Submitted by CARPE DIEM

WSJ BlogA pair of economists have challenged the notion that outsourcing threatens U.S. service-sector jobs, arguing that headline-grabbing estimates of tens of millions of at-risk jobs ignore the positive effects of new services exports.

In fact, the “hype” concerning labor markets and outsourcing is “much ado about nothing,” economists Runjuan Liu of the University of Alberta and Daniel Trefler of the University of Toronto wrote in a NBER paper posted this week.

The economists looked at China and India because their low-wage, high-skilled workforces make them attractive places to outsource services jobs.

Number-crunching data from the Current Population Survey between 1996 to 2006, they found a small positive net effect on U.S. labor markets from outsourcing and what they called “inshoring” — the sale of U.S.-produced services — with China and India.

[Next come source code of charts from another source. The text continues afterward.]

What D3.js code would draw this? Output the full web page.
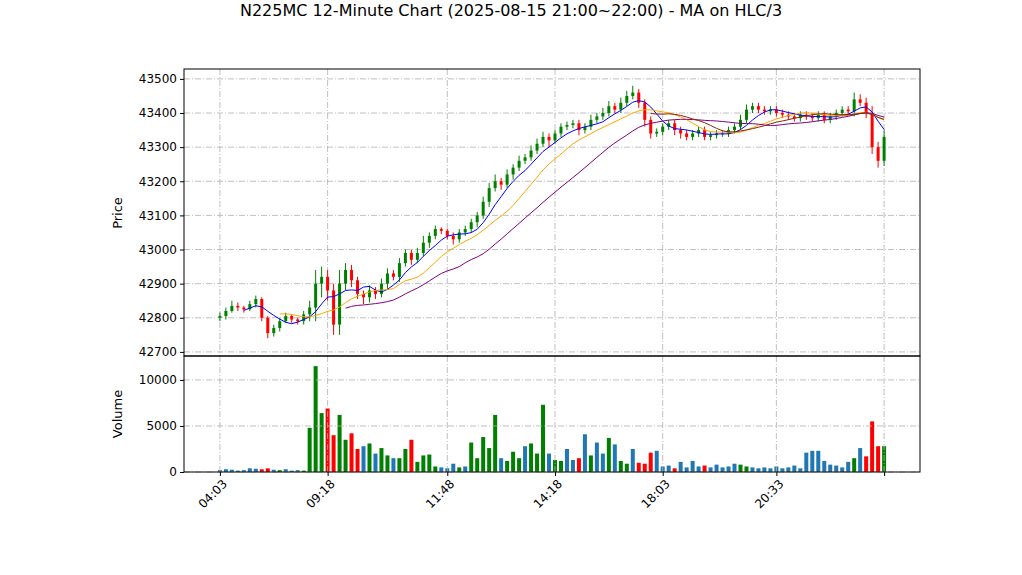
<!DOCTYPE html>
<html><head><meta charset="utf-8">
<script src="https://cdn.jsdelivr.net/npm/d3@7"></script>
<style>body{margin:0;background:#fff}text{font-family:"DejaVu Sans",sans-serif}</style>
</head><body><svg id="c" width="1022" height="575"></svg>
<script>
// closes per bar (open = previous close)
let closes = [42805,42820,42835,42830,42825,42840,42855,42800,42755,42770,
42790,42805,42795,42790,42810,42830,42900,42920,42880,42780,
42900,42940,42910,42870,42860,42880,42870,42900,42930,42920,
42960,42990,42970,42990,43020,43040,43060,43055,43040,43030,
43050,43060,43080,43100,43140,43180,43200,43190,43220,43240,
43260,43270,43290,43310,43330,43320,43340,43360,43365,43370,
43350,43360,43380,43390,43400,43420,43410,43430,43450,43460,
43430,43380,43340,43345,43360,43370,43350,43340,43330,43340,
43350,43330,43335,43340,43340,43350,43360,43380,43410,43420,
43410,43405,43410,43400,43395,43390,43385,43395,43390,43385,
43395,43380,43390,43400,43410,43405,43440,43430,43400,43300,
43260,43330]
let firstOpen = 42800
// wick extents above / below body
let wickUp = [10,10,15,10,5,10,10,5,5,10,10,10,5,5,10,20,40,30,20,20,
40,20,15,10,10,15,10,15,15,10,15,10,10,15,20,10,10,5,5,10,
10,10,10,10,15,15,20,10,15,10,15,10,15,15,15,10,10,10,10,10,
10,10,15,10,15,15,10,15,15,20,10,10,10,10,10,10,10,10,10,10,
10,10,10,10,10,10,10,15,15,10,10,10,10,10,10,10,10,10,10,10,
10,10,10,10,10,10,20,15,15,20,15,20]
let wickDn = [10,10,5,10,10,5,10,10,15,10,10,5,10,10,10,20,40,40,30,30,
30,20,20,15,20,15,15,10,15,10,15,10,15,10,10,15,10,10,10,15,
10,10,10,15,10,15,10,15,10,15,10,10,10,10,10,20,10,10,10,10,
15,10,10,10,10,10,10,10,10,10,15,20,15,10,10,10,15,15,10,10,
10,10,10,10,10,10,10,10,10,10,10,10,10,10,10,10,10,10,10,10,
10,10,10,10,10,10,15,10,15,20,20,15]
let volumes = [200,300,250,150,200,400,350,300,400,250,200,300,150,200,150,
4800,11500,6400,6900,4000,6200,3500,4200,2500,2800,3100,2000,2600,1800,1500,
1500,2500,3500,1100,1800,1900,600,500,400,900,500,600,3200,1500,3800,2600,
6200,1500,1200,2200,1500,2800,3100,2000,7300,2000,1300,1200,2500,1300,1500,
4100,1800,3200,2000,3700,3000,1200,900,2500,1000,900,2100,2300,600,700,400,
1100,500,1200,600,700,500,800,500,600,900,800,600,500,400,500,400,600,400,
500,700,400,2100,2300,2300,1200,800,700,500,1100,1500,2600,1700,5500,2800,2800]
let tickIdx = [0,18,38,56,74,93,111]
let tickLabels = ["04:03","09:18","11:48","14:18","18:03","20:33",""]
let maPeriods = [5,11,22,14]
let maStart = [4,10,21,72]
let maColors = ["blue","orange","purple","#8b2500"]
let priceTicks = [42700,42800,42900,43000,43100,43200,43300,43400,43500]
let volTicks = [0,5000,10000]

let svg = d3.select("#c")
let L = 184, R = 920, T = 69, M = 356, B = 472
let n = closes.length
let data = closes.map((c, i) => {
    let o = i == 0 ? firstOpen : closes[i-1]
    return {o, c, h: Math.max(o, c) + wickUp[i], l: Math.min(o, c) - wickDn[i], v: volumes[i]}
})
let x = d3.scaleLinear([-6, n + 5], [L, R])
let y = d3.scaleLinear([42688, 43529], [M, T])
let yv = d3.scaleLinear([0, 12600], [B, M])

// grid
let grid = svg.append("g").attr("stroke", "#b0b0b0").attr("stroke-dasharray", "6,2,1,2").attr("stroke-width", 0.8)
grid.selectAll(".gx").data(tickIdx).join("line").attr("x1", d=>x(d)).attr("x2", d=>x(d)).attr("y1", T).attr("y2", M)
grid.selectAll(".gy").data(priceTicks).join("line").attr("class","gy").attr("x1", L).attr("x2", R).attr("y1", d=>y(d)).attr("y2", d=>y(d))

// candles
let col = d => d.c > d.o ? "green" : d.c < d.o ? "red" : "#1f77b4"
let cg = svg.append("g")
cg.selectAll("line").data(data).join("line")
    .attr("x1", (d,i)=>x(i)).attr("x2", (d,i)=>x(i))
    .attr("y1", d=>y(d.h)).attr("y2", d=>y(d.l)).attr("stroke", col)
cg.selectAll("rect").data(data).join("rect")
    .attr("x", (d,i)=>x(i)-1.5).attr("width", 3)
    .attr("y", d=>y(Math.max(d.o,d.c))).attr("height", d=>Math.max(1, Math.abs(y(d.o)-y(d.c))))
    .attr("fill", col)

// moving averages on HLC/3
let typ = data.map(d => (d.h + d.l + d.c) / 3)
maPeriods.forEach((p, k) => {
    let pts = []
    for (let i = Math.max(p - 1, maStart[k]); i < n; i++) pts.push([i, d3.mean(typ.slice(i - p + 1, i + 1))])
    svg.append("path").attr("d", d3.line().x(d=>x(d[0])).y(d=>y(d[1]))(pts))
        .attr("fill", "none").attr("stroke", maColors[k]).attr("stroke-width", 1)
})

// volume
let vcol = d => Math.abs(d.c - d.o) < 20 ? "#1f77b4" : col(d)
svg.append("g").selectAll("rect").data(data).join("rect")
    .attr("x", (d,i)=>x(i)-2).attr("width", 4)
    .attr("y", d=>yv(d.v)).attr("height", d=>B - yv(d.v)).attr("fill", vcol)
let vg = svg.append("g").attr("stroke", "#b0b0b0").attr("stroke-dasharray", "6,2,1,2").attr("stroke-width", 0.8)
vg.selectAll("line.a").data(tickIdx).join("line").attr("class","a").attr("x1", d=>x(d)).attr("x2", d=>x(d)).attr("y1", M).attr("y2", B)
vg.selectAll("line.b").data(volTicks).join("line").attr("class","b").attr("x1", L).attr("x2", R).attr("y1", d=>yv(d)).attr("y2", d=>yv(d))

// frames & axes
svg.append("rect").attr("x", L).attr("y", T).attr("width", R-L).attr("height", M-T).attr("fill","none").attr("stroke","black")
svg.append("rect").attr("x", L).attr("y", M).attr("width", R-L).attr("height", B-M).attr("fill","none").attr("stroke","black")
svg.append("g").attr("transform", `translate(${L},0)`)
    .call(d3.axisLeft(y).tickValues(priceTicks).tickSize(4).tickFormat(d3.format("d")))
    .call(g => g.select(".domain").remove())
svg.append("g").attr("transform", `translate(${L},0)`)
    .call(d3.axisLeft(yv).tickValues(volTicks).tickSize(4).tickFormat(d3.format("d")))
    .call(g => g.select(".domain").remove())
let xa = svg.append("g").attr("transform", `translate(0,${B})`)
    .call(d3.axisBottom(x).tickValues(tickIdx).tickSize(4).tickFormat((d,i)=>tickLabels[i]))
xa.select(".domain").remove()
xa.selectAll("text").attr("text-anchor","end").attr("transform","rotate(-45)").attr("dx","-0.3em").attr("dy","0.6em")
svg.selectAll(".tick text").attr("font-size", 12).attr("fill","black").attr("font-family","DejaVu Sans")

svg.append("text").attr("x", 511).attr("y", 16).attr("text-anchor","middle").attr("font-size", 16)
    .text("N225MC 12-Minute Chart (2025-08-15 21:00~22:00) - MA on HLC/3")
svg.append("text").attr("transform","translate(122,213) rotate(-90)").attr("text-anchor","middle").attr("font-size",13).text("Price")
svg.append("text").attr("transform","translate(122,414) rotate(-90)").attr("text-anchor","middle").attr("font-size",13).text("Volume")
</script></body></html>
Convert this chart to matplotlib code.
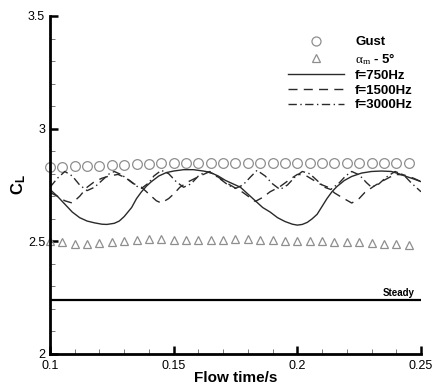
import matplotlib
matplotlib.use("Agg")
import matplotlib.pyplot as plt
from matplotlib.ticker import MultipleLocator
from matplotlib.lines import Line2D

plt.rcParams['font.family'] = ['Liberation Sans', 'DejaVu Sans']
plt.rcParams['mathtext.fontset'] = 'custom'
plt.rcParams['mathtext.rm'] = 'Liberation Serif'
plt.rcParams['mathtext.it'] = 'Liberation Serif:italic'
plt.rcParams['mathtext.bf'] = 'Liberation Sans:bold'

# ---- data ----
marker_t = [0.100, 0.105, 0.110, 0.115, 0.120, 0.125, 0.130, 0.135, 0.140, 0.145,
            0.150, 0.155, 0.160, 0.165, 0.170, 0.175, 0.180, 0.185, 0.190, 0.195,
            0.200, 0.205, 0.210, 0.215, 0.220, 0.225, 0.230, 0.235, 0.240, 0.245]
gust_cl = [2.832, 2.832, 2.834, 2.835, 2.836, 2.838, 2.840, 2.842, 2.844, 2.846,
           2.847, 2.848, 2.848, 2.848, 2.848, 2.848, 2.848, 2.848, 2.848, 2.848,
           2.848, 2.848, 2.848, 2.848, 2.848, 2.848, 2.848, 2.847, 2.847, 2.846]
alpha_cl = [2.500, 2.495, 2.490, 2.490, 2.492, 2.495, 2.500, 2.505, 2.510, 2.510,
            2.508, 2.508, 2.505, 2.505, 2.508, 2.510, 2.510, 2.508, 2.505, 2.500,
            2.500, 2.500, 2.500, 2.498, 2.495, 2.495, 2.492, 2.490, 2.488, 2.485]

t750 = [0.100, 0.103, 0.106, 0.109, 0.112, 0.115, 0.118, 0.121, 0.123, 0.126, 0.128,
        0.130, 0.133, 0.135, 0.137, 0.139, 0.141, 0.144, 0.147, 0.150, 0.154, 0.158,
        0.162, 0.165, 0.168, 0.171, 0.174, 0.177, 0.180, 0.183, 0.186, 0.189, 0.192,
        0.195, 0.198, 0.200, 0.202, 0.204, 0.206, 0.208, 0.210, 0.212, 0.214, 0.216,
        0.219, 0.222, 0.226, 0.230, 0.234, 0.238, 0.241, 0.244, 0.247, 0.250]
cl750 = [2.730, 2.700, 2.665, 2.630, 2.605, 2.590, 2.582, 2.576, 2.575, 2.580, 2.590,
         2.610, 2.650, 2.690, 2.720, 2.745, 2.765, 2.790, 2.805, 2.812, 2.818, 2.818,
         2.812, 2.805, 2.790, 2.770, 2.755, 2.740, 2.710, 2.680, 2.650, 2.630, 2.605,
         2.588, 2.576, 2.572, 2.575, 2.584, 2.600, 2.620, 2.655, 2.690, 2.720, 2.743,
         2.770, 2.788, 2.803, 2.810, 2.812, 2.810, 2.800, 2.788, 2.777, 2.765]

t1500 = [0.100, 0.103, 0.106, 0.109, 0.112, 0.115, 0.118, 0.121, 0.124, 0.1275,
         0.131, 0.134, 0.137, 0.140, 0.143, 0.145, 0.148, 0.150, 0.1525, 0.156,
         0.1606, 0.1647, 0.168, 0.1728, 0.178, 0.183, 0.186, 0.189, 0.193, 0.197,
         0.200, 0.203, 0.206, 0.209, 0.2124, 0.215, 0.218, 0.222, 0.225, 0.2273,
         0.231, 0.234, 0.2395, 0.243, 0.247, 0.250]
cl1500 = [2.717, 2.700, 2.680, 2.670, 2.700, 2.740, 2.765, 2.780, 2.790, 2.797,
          2.780, 2.755, 2.740, 2.710, 2.680, 2.670, 2.690, 2.710, 2.740, 2.765,
          2.790, 2.810, 2.785, 2.750, 2.717, 2.677, 2.695, 2.720, 2.743, 2.775,
          2.797, 2.795, 2.775, 2.755, 2.740, 2.715, 2.695, 2.670, 2.690, 2.717,
          2.745, 2.765, 2.797, 2.795, 2.780, 2.765]

t3000 = [0.100, 0.103, 0.106, 0.109, 0.112, 0.115, 0.118, 0.121, 0.124, 0.126,
         0.129, 0.132, 0.135, 0.137, 0.140, 0.142, 0.145, 0.148, 0.151, 0.154,
         0.157, 0.160, 0.163, 0.166, 0.169, 0.172, 0.175, 0.178, 0.181, 0.1837,
         0.187, 0.190, 0.193, 0.196, 0.199, 0.202, 0.205, 0.208, 0.211, 0.2135,
         0.217, 0.2195, 0.222, 0.225, 0.228, 0.230, 0.233, 0.236, 0.2395, 0.243,
         0.246, 0.250]
cl3000 = [2.740, 2.780, 2.810, 2.790, 2.750, 2.725, 2.740, 2.770, 2.800, 2.810,
          2.795, 2.770, 2.745, 2.735, 2.760, 2.790, 2.815, 2.800, 2.765, 2.740,
          2.755, 2.790, 2.810, 2.800, 2.775, 2.750, 2.735, 2.750, 2.785, 2.815,
          2.790, 2.755, 2.730, 2.750, 2.785, 2.810, 2.800, 2.770, 2.740, 2.730,
          2.760, 2.790, 2.810, 2.795, 2.760, 2.740, 2.755, 2.785, 2.810, 2.795,
          2.760, 2.720]

steady_t = [0.100, 0.250]
steady_cl = [2.24, 2.24]

legend_labels = ["Gust", r"$\mathrm{\alpha_m}$ - 5°", "f=750Hz", "f=1500Hz", "f=3000Hz"]

# ---- figure ----
fig = plt.figure(figsize=(4.33, 3.87), dpi=100)
ax = fig.add_axes([50/433, 1-354/387, 371/433, 338/387])

gray = '#8e8e8e'
ax.plot(marker_t, gust_cl, linestyle='none', marker='o', markersize=7,
        markerfacecolor='none', markeredgecolor=gray, markeredgewidth=0.9, clip_on=False)
ax.plot(marker_t, alpha_cl, linestyle='none', marker='^', markersize=6,
        markerfacecolor='none', markeredgecolor=gray, markeredgewidth=0.9, clip_on=False)
ax.plot(t750, cl750, color='#2a2a2a', lw=1.0, linestyle='-')
ax.plot(t1500, cl1500, color='#2a2a2a', lw=1.0, linestyle=(0, (6.5, 4.5)))
ax.plot(t3000, cl3000, color='#2a2a2a', lw=1.0, linestyle=(0, (6, 2.5, 1, 2.5)))
ax.plot(steady_t, steady_cl, color='black', lw=1.6)
ax.text(0.2475, 2.248, "Steady", ha='right', va='bottom', fontsize=7, fontweight='bold')

ax.set_xlim(0.1, 0.25)
ax.set_ylim(2.0, 3.5)
ax.xaxis.set_minor_locator(MultipleLocator(0.01))
ax.yaxis.set_minor_locator(MultipleLocator(0.1))
ax.set_xticks([0.1, 0.15, 0.2, 0.25])
ax.set_xticklabels(['0.1', '0.15', '0.2', '0.25'])
ax.set_yticks([2.0, 2.5, 3.0, 3.5])
ax.set_yticklabels(['2', '2.5', '3', '3.5'])

for s in ['top', 'right']:
    ax.spines[s].set_visible(False)
for s in ['left', 'bottom']:
    ax.spines[s].set_linewidth(2.0)

ax.tick_params(which='major', direction='in', length=6, width=1.8, labelsize=9, pad=3.5)
ax.tick_params(axis='x', which='major', pad=4.5)
ax.tick_params(which='minor', direction='in', length=3.5, width=0.7, color='#777777')
ax.get_yticklabels()[0].set_va('center_baseline')

ax.set_xlabel("Flow time/s", fontsize=11, fontweight='bold', labelpad=-1)
ax.set_ylabel(r"$\mathbf{C_L}$", fontsize=12, labelpad=0)

handles = [
    Line2D([], [], linestyle='none', marker='o', markersize=6.5, markerfacecolor='none',
           markeredgecolor=gray, markeredgewidth=0.9),
    Line2D([], [], linestyle='none', marker='^', markersize=5.5, markerfacecolor='none',
           markeredgecolor=gray, markeredgewidth=0.9),
    Line2D([], [], color='#2a2a2a', lw=1.0, linestyle='-'),
    Line2D([], [], color='#2a2a2a', lw=1.0, linestyle=(0, (6.5, 4.5))),
    Line2D([], [], color='#2a2a2a', lw=1.0, linestyle=(0, (6, 2.5, 1, 2.5))),
]
leg = ax.legend(handles, legend_labels, loc='upper left', bbox_to_anchor=(0.625, 0.96),
                frameon=False, handlelength=4.2, handletextpad=0.85, labelspacing=0.2,
                borderpad=0, prop={'size': 9.5, 'weight': 'bold'})

fig.savefig("out.png", dpi=100)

From the NBER paper “Much Ado About Nothing: American Jobs and the Rise of Service Outsourcing to China and India:”

Turning to our results, we precisely estimate either small negative effects or zero effects of offshore outsourcing. We also precisely estimate small positive effects or zero effects of inshoring. The positive inshoring effects are either as large as or larger than the negative offshore outsourcing effects so that the net effect is either slightly positive or zero.

Since the small effects are precisely estimated we can say with confidence that even if service trade with China and India grows at its current clip, the labor market implications will be small. In short, there can thus be only one way of describing the hype surrounding the labor-market impacts of inshoring and offshore outsourcing services to China and India: Much Ado About Nothing.